Note to self: Stop getting gaslighted about climate change
While individual consumer choices will help mitigate climate change, we shouldn’t allow big corporations escape their accountability by laying the blame on us
Nov 12, 2020
There’s nothing more ironic than using the term “gaslight” when it comes to describing how individual consumers are made to feel guilty about the quick-shifting global climate.
In case you missed it, psychologists refer to “gaslighting” as a type of manipulation that has you questioning your “own reality, memory or perceptions.” This could happen anywhere, from your personal relationships to your workplace, and even the government. Recently, United States representative Alexandria Ocasio-Cortez reminded us that gaslighting happens between consumers and companies as well when it comes to talks on climate change.
It’s a given that everyone should help save the environment in their own little ways, which include making sustainable choices as consumers. We work in a supply-demand society, after all. In a Vox interview, Climate Accountability Institute co-founder and co-director Richard Heede points out that if everyone makes the right choices as a collective, our individual moves to help mitigate climate change wouldn’t be as futile as we think.
“We’re talking about seven billion people on the planet,” says Heede. But while “[the] household sector and personal consumption are big components, globally, it won’t solve the problem to the degree that we need,” he adds.
While there are things that we can personally do to stop flash floods or save our ice caps from melting, we also have to stop letting companies and other entities control the climate narrative
In fact, a 2017 study found that over 70 percent of the world’s greenhouse gas emissions since 1988 can be traced back to around 100 companies. As Harvard writes, “This contradicts the narrative pushed by fossil fuel interests that individuals’ actions alone can combat climate change, as individual actions have minute effects relative to these emissions.”
Another key point here is, perhaps, having an option and an even playing field.

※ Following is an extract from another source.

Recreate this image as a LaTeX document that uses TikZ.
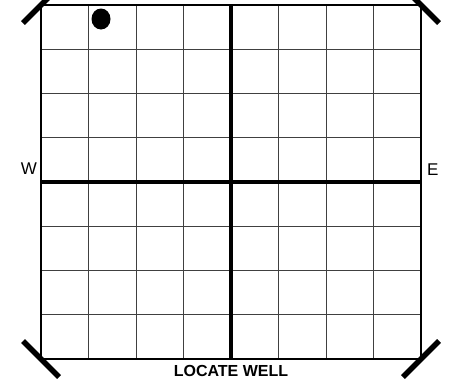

If consumers were given an accessible opportunity to choose renewable, would we still be heavily relying on fossil fuels for our daily necessities? If there are other options in the market that offer actual energy-efficient services, would we still patronize corporations that don’t attempt to invest in more eco-friendly ways to conduct their business?
Over the years, more companies have been disclosing their carbon emissions and set their “science-based targets” for carbon reduction. While this may be great news for sustainability, we shouldn’t rejoice just yet—because as the name suggests, it is still just a “target.” We have to see these companies actually sticking to these goals and having accountability, instead of making promises and greenwashing us.
Just “some companies taking action” wouldn’t be enough to mitigate climate change
Northeastern University professor Shalanda Baker and Environmental Defense Fund managing director Elizabeth Sturcken both tell National Public Radio that the government must also take action by setting policies, such as carbon pricing which some environmentalists lobby for. After all, just “some companies taking action” wouldn’t be enough to mitigate climate change.
“We need leadership that puts a price on carbon. We need leadership that supports sane energy policies,” says Heede.
So yes, while there are things that we can personally do to stop flash floods or save our ice caps from melting, we also have to stop letting companies and other entities control the climate narrative. We can turn off unneeded lights, stop the tap from running while brushing our teeth or pick items with recyclable packaging, but as long as bigger carbon contributors deny or minimize their responsibility in the current climate crisis with a misleading narrative on consumer responsibility, there will always be tons of work to do.